■ YOUR OBJECTIVE
Repeat, exactly and completely, the material that follows. Omit the pictures.

Excerpt from a dataset:
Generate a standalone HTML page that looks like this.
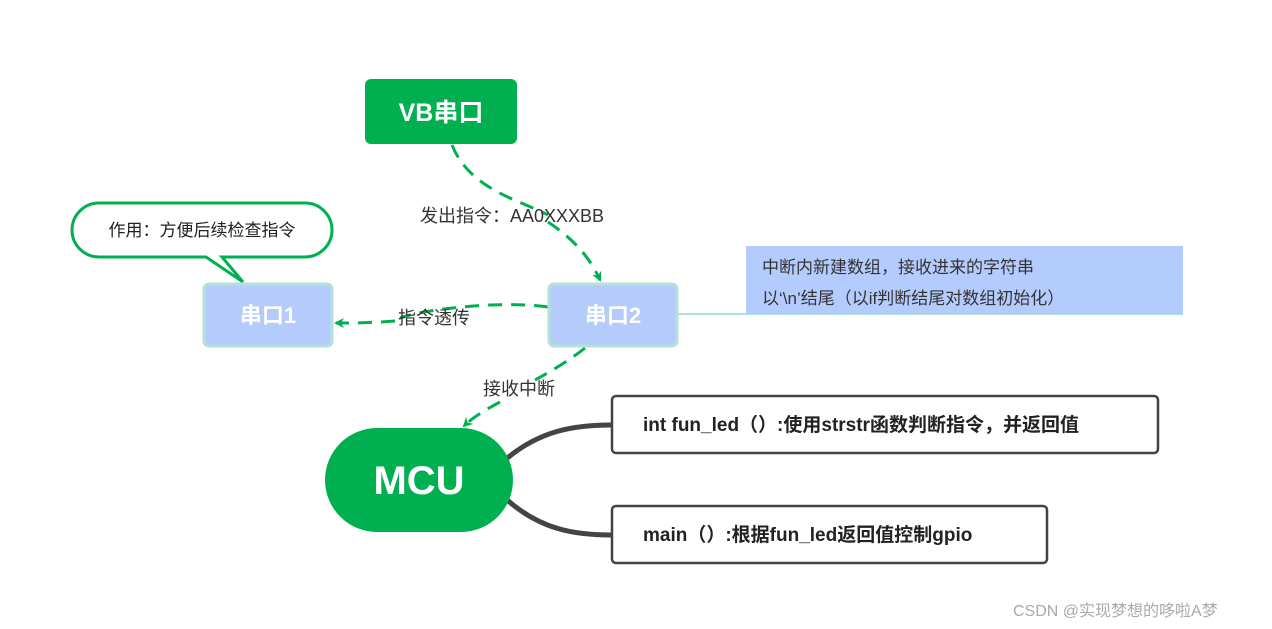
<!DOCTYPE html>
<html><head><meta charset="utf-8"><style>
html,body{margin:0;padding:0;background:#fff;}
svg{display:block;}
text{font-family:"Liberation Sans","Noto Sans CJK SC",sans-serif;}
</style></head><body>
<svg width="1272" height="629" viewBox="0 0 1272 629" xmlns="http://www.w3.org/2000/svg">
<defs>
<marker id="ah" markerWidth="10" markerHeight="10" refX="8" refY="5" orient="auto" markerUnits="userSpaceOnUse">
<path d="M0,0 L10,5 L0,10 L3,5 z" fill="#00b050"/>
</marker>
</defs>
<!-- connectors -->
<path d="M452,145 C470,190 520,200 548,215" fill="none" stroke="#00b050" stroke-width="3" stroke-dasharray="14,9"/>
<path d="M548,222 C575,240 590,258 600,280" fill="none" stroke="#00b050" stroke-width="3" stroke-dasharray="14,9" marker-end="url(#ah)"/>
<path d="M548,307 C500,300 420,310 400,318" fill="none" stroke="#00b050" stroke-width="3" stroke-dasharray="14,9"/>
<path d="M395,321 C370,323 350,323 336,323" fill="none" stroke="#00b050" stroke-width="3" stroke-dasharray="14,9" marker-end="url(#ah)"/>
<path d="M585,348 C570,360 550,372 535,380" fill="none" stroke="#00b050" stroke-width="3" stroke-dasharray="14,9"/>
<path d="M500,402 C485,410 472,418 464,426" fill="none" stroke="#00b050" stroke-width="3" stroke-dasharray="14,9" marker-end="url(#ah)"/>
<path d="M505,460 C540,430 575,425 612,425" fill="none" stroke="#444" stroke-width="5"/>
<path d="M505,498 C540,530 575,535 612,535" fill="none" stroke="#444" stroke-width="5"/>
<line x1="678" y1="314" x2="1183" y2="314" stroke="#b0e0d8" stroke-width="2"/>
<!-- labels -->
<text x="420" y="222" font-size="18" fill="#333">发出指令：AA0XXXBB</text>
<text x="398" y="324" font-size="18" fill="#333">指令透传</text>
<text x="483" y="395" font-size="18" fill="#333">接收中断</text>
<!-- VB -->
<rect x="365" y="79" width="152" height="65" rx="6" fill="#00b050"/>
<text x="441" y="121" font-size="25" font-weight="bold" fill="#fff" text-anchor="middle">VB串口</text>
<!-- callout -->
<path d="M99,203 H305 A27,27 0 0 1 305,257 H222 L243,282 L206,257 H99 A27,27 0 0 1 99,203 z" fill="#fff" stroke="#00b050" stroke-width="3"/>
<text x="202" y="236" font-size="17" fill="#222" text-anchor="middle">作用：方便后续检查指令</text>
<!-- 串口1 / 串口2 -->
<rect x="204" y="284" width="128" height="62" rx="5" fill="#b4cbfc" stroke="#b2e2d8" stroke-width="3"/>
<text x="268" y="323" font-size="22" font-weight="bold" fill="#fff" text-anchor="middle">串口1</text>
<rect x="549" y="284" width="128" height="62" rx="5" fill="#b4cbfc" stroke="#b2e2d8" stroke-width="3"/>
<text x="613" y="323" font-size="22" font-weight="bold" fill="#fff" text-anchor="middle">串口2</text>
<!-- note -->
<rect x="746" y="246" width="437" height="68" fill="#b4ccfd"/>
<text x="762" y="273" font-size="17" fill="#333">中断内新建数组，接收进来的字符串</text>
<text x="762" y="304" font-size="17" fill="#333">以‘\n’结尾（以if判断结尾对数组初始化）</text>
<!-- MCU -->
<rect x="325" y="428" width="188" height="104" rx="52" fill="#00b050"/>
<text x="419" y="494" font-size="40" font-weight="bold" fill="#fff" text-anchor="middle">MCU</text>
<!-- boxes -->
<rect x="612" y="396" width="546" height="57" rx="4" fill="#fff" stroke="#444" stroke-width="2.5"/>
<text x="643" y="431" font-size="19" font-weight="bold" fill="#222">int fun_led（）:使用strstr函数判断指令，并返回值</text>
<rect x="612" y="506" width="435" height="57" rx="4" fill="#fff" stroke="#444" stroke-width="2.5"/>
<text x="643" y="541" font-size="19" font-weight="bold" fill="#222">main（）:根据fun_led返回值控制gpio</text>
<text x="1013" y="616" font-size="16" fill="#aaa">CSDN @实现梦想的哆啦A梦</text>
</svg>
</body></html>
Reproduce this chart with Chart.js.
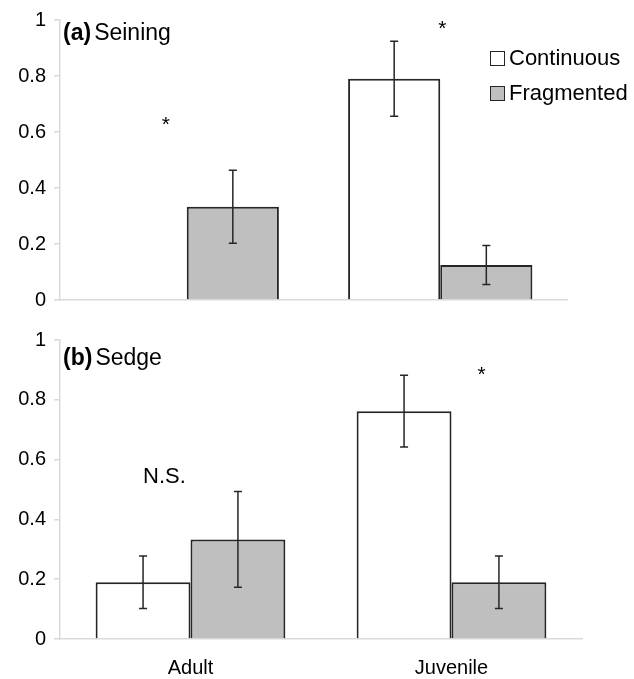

■ THE COMPLETED TASK
Generate a standalone HTML page that looks like this.
<!DOCTYPE html>
<html><head><meta charset="utf-8"><style>
html,body{margin:0;padding:0;background:#fff;}
svg{display:block;}
text{font-family:"Liberation Sans","Noto Sans CJK SC",sans-serif;}
</style></head><body>
<svg width="1272" height="629" viewBox="0 0 1272 629" xmlns="http://www.w3.org/2000/svg">
<defs>
<marker id="ah" markerWidth="10" markerHeight="10" refX="8" refY="5" orient="auto" markerUnits="userSpaceOnUse">
<path d="M0,0 L10,5 L0,10 L3,5 z" fill="#00b050"/>
</marker>
</defs>
<!-- connectors -->
<path d="M452,145 C470,190 520,200 548,215" fill="none" stroke="#00b050" stroke-width="3" stroke-dasharray="14,9"/>
<path d="M548,222 C575,240 590,258 600,280" fill="none" stroke="#00b050" stroke-width="3" stroke-dasharray="14,9" marker-end="url(#ah)"/>
<path d="M548,307 C500,300 420,310 400,318" fill="none" stroke="#00b050" stroke-width="3" stroke-dasharray="14,9"/>
<path d="M395,321 C370,323 350,323 336,323" fill="none" stroke="#00b050" stroke-width="3" stroke-dasharray="14,9" marker-end="url(#ah)"/>
<path d="M585,348 C570,360 550,372 535,380" fill="none" stroke="#00b050" stroke-width="3" stroke-dasharray="14,9"/>
<path d="M500,402 C485,410 472,418 464,426" fill="none" stroke="#00b050" stroke-width="3" stroke-dasharray="14,9" marker-end="url(#ah)"/>
<path d="M505,460 C540,430 575,425 612,425" fill="none" stroke="#444" stroke-width="5"/>
<path d="M505,498 C540,530 575,535 612,535" fill="none" stroke="#444" stroke-width="5"/>
<line x1="678" y1="314" x2="1183" y2="314" stroke="#b0e0d8" stroke-width="2"/>
<!-- labels -->
<text x="420" y="222" font-size="18" fill="#333">发出指令：AA0XXXBB</text>
<text x="398" y="324" font-size="18" fill="#333">指令透传</text>
<text x="483" y="395" font-size="18" fill="#333">接收中断</text>
<!-- VB -->
<rect x="365" y="79" width="152" height="65" rx="6" fill="#00b050"/>
<text x="441" y="121" font-size="25" font-weight="bold" fill="#fff" text-anchor="middle">VB串口</text>
<!-- callout -->
<path d="M99,203 H305 A27,27 0 0 1 305,257 H222 L243,282 L206,257 H99 A27,27 0 0 1 99,203 z" fill="#fff" stroke="#00b050" stroke-width="3"/>
<text x="202" y="236" font-size="17" fill="#222" text-anchor="middle">作用：方便后续检查指令</text>
<!-- 串口1 / 串口2 -->
<rect x="204" y="284" width="128" height="62" rx="5" fill="#b4cbfc" stroke="#b2e2d8" stroke-width="3"/>
<text x="268" y="323" font-size="22" font-weight="bold" fill="#fff" text-anchor="middle">串口1</text>
<rect x="549" y="284" width="128" height="62" rx="5" fill="#b4cbfc" stroke="#b2e2d8" stroke-width="3"/>
<text x="613" y="323" font-size="22" font-weight="bold" fill="#fff" text-anchor="middle">串口2</text>
<!-- note -->
<rect x="746" y="246" width="437" height="68" fill="#b4ccfd"/>
<text x="762" y="273" font-size="17" fill="#333">中断内新建数组，接收进来的字符串</text>
<text x="762" y="304" font-size="17" fill="#333">以‘\n’结尾（以if判断结尾对数组初始化）</text>
<!-- MCU -->
<rect x="325" y="428" width="188" height="104" rx="52" fill="#00b050"/>
<text x="419" y="494" font-size="40" font-weight="bold" fill="#fff" text-anchor="middle">MCU</text>
<!-- boxes -->
<rect x="612" y="396" width="546" height="57" rx="4" fill="#fff" stroke="#444" stroke-width="2.5"/>
<text x="643" y="431" font-size="19" font-weight="bold" fill="#222">int fun_led（）:使用strstr函数判断指令，并返回值</text>
<rect x="612" y="506" width="435" height="57" rx="4" fill="#fff" stroke="#444" stroke-width="2.5"/>
<text x="643" y="541" font-size="19" font-weight="bold" fill="#222">main（）:根据fun_led返回值控制gpio</text>
<text x="1013" y="616" font-size="16" fill="#aaa">CSDN @实现梦想的哆啦A梦</text>
</svg>
</body></html>
Reproduce this chart with Chart.js.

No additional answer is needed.